* Supplied records *

____________________

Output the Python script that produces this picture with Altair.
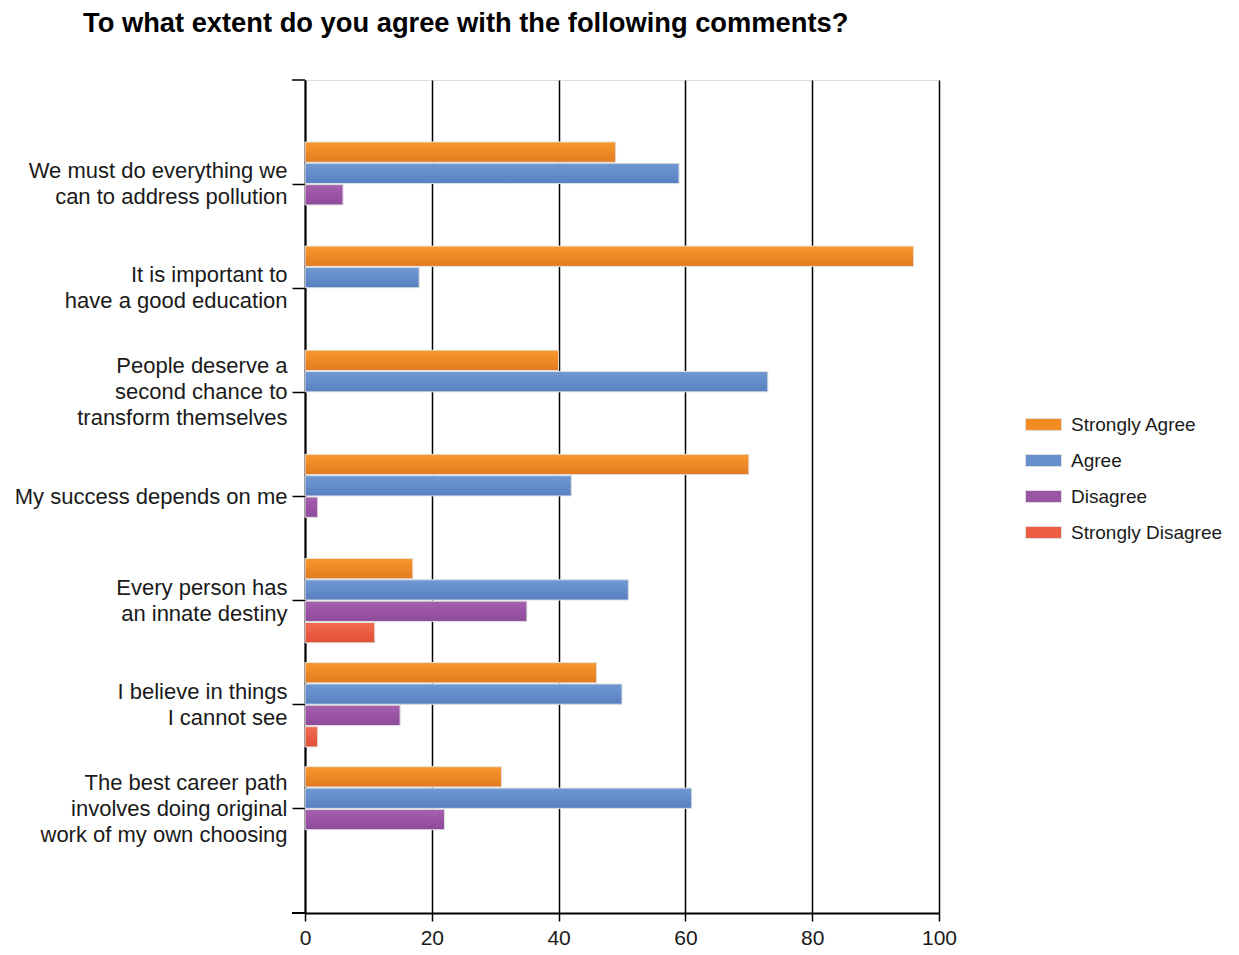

____________________

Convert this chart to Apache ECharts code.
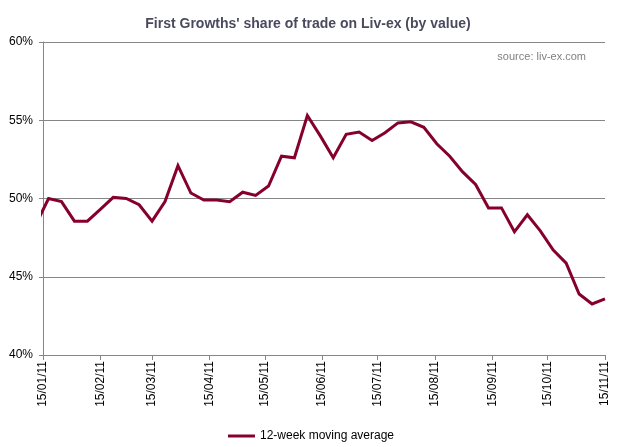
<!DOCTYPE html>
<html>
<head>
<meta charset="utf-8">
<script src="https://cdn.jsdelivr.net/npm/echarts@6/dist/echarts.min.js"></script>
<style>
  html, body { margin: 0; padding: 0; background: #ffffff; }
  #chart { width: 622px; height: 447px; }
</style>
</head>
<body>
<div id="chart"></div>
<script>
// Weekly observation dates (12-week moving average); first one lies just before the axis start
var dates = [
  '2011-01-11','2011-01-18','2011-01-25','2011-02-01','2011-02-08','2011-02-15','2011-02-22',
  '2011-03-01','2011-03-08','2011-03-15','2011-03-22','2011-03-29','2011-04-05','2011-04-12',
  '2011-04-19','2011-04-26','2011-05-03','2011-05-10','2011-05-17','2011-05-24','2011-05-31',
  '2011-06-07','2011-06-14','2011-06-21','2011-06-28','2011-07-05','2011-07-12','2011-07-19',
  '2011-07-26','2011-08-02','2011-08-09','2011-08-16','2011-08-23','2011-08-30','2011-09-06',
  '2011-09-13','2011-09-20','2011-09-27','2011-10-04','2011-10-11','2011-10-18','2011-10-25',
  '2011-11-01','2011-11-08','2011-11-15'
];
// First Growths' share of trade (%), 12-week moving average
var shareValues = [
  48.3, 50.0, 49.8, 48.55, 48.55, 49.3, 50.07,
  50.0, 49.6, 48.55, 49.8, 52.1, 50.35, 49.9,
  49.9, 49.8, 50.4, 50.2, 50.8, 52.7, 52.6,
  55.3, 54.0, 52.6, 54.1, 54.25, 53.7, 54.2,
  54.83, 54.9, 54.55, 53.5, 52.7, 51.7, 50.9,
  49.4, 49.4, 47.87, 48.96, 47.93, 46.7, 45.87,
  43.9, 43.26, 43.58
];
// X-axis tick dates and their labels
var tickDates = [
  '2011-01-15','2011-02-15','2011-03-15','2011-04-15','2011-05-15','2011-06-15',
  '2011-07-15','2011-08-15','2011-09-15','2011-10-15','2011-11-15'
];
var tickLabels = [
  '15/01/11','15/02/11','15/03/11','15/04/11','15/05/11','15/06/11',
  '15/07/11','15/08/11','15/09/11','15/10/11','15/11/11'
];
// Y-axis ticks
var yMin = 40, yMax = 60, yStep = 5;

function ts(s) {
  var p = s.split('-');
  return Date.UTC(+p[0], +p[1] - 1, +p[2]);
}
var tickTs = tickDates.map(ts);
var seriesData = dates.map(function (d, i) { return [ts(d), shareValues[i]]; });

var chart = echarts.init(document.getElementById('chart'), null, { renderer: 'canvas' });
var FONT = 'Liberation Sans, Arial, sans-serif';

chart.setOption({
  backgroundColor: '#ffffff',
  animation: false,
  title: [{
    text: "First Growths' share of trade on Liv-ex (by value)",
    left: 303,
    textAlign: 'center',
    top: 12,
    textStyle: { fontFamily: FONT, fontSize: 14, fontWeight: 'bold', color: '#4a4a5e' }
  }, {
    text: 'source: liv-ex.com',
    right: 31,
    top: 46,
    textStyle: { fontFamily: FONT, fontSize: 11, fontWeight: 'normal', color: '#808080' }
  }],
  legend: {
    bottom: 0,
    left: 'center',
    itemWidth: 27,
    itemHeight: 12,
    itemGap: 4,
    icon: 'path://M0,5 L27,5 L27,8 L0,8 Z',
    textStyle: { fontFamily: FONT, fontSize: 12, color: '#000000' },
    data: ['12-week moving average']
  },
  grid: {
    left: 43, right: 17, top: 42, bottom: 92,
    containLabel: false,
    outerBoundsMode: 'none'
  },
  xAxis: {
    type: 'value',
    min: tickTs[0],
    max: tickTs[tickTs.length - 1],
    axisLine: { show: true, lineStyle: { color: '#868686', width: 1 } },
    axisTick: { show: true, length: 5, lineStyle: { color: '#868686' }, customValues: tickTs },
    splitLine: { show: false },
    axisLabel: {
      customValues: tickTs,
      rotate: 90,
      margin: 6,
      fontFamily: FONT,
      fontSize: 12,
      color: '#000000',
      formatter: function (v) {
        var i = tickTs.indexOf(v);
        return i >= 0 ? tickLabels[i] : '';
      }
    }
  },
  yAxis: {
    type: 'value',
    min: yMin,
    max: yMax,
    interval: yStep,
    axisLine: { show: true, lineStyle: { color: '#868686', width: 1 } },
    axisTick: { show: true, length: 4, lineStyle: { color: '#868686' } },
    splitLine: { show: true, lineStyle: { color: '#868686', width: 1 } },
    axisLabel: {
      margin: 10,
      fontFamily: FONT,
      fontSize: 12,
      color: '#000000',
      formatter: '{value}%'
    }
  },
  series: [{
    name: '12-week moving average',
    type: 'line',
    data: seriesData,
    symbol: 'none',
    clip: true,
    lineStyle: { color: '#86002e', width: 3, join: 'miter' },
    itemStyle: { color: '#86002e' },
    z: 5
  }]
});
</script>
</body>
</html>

____________________

* Short exercise *
Retype, word for word, only the lines from the one containing "Convert this chart to Apache ECharts code." through the one containing "var seriesData = dates.map(function", both included, and leave out any pictures.

* Problem solution *
Convert this chart to Apache ECharts code.
<!DOCTYPE html>
<html>
<head>
<meta charset="utf-8">
<script src="https://cdn.jsdelivr.net/npm/echarts@6/dist/echarts.min.js"></script>
<style>
  html, body { margin: 0; padding: 0; background: #ffffff; }
  #chart { width: 622px; height: 447px; }
</style>
</head>
<body>
<div id="chart"></div>
<script>
// Weekly observation dates (12-week moving average); first one lies just before the axis start
var dates = [
  '2011-01-11','2011-01-18','2011-01-25','2011-02-01','2011-02-08','2011-02-15','2011-02-22',
  '2011-03-01','2011-03-08','2011-03-15','2011-03-22','2011-03-29','2011-04-05','2011-04-12',
  '2011-04-19','2011-04-26','2011-05-03','2011-05-10','2011-05-17','2011-05-24','2011-05-31',
  '2011-06-07','2011-06-14','2011-06-21','2011-06-28','2011-07-05','2011-07-12','2011-07-19',
  '2011-07-26','2011-08-02','2011-08-09','2011-08-16','2011-08-23','2011-08-30','2011-09-06',
  '2011-09-13','2011-09-20','2011-09-27','2011-10-04','2011-10-11','2011-10-18','2011-10-25',
  '2011-11-01','2011-11-08','2011-11-15'
];
// First Growths' share of trade (%), 12-week moving average
var shareValues = [
  48.3, 50.0, 49.8, 48.55, 48.55, 49.3, 50.07,
  50.0, 49.6, 48.55, 49.8, 52.1, 50.35, 49.9,
  49.9, 49.8, 50.4, 50.2, 50.8, 52.7, 52.6,
  55.3, 54.0, 52.6, 54.1, 54.25, 53.7, 54.2,
  54.83, 54.9, 54.55, 53.5, 52.7, 51.7, 50.9,
  49.4, 49.4, 47.87, 48.96, 47.93, 46.7, 45.87,
  43.9, 43.26, 43.58
];
// X-axis tick dates and their labels
var tickDates = [
  '2011-01-15','2011-02-15','2011-03-15','2011-04-15','2011-05-15','2011-06-15',
  '2011-07-15','2011-08-15','2011-09-15','2011-10-15','2011-11-15'
];
var tickLabels = [
  '15/01/11','15/02/11','15/03/11','15/04/11','15/05/11','15/06/11',
  '15/07/11','15/08/11','15/09/11','15/10/11','15/11/11'
];
// Y-axis ticks
var yMin = 40, yMax = 60, yStep = 5;

function ts(s) {
  var p = s.split('-');
  return Date.UTC(+p[0], +p[1] - 1, +p[2]);
}
var tickTs = tickDates.map(ts);
var seriesData = dates.map(function (d, i) { return [ts(d), shareValues[i]]; });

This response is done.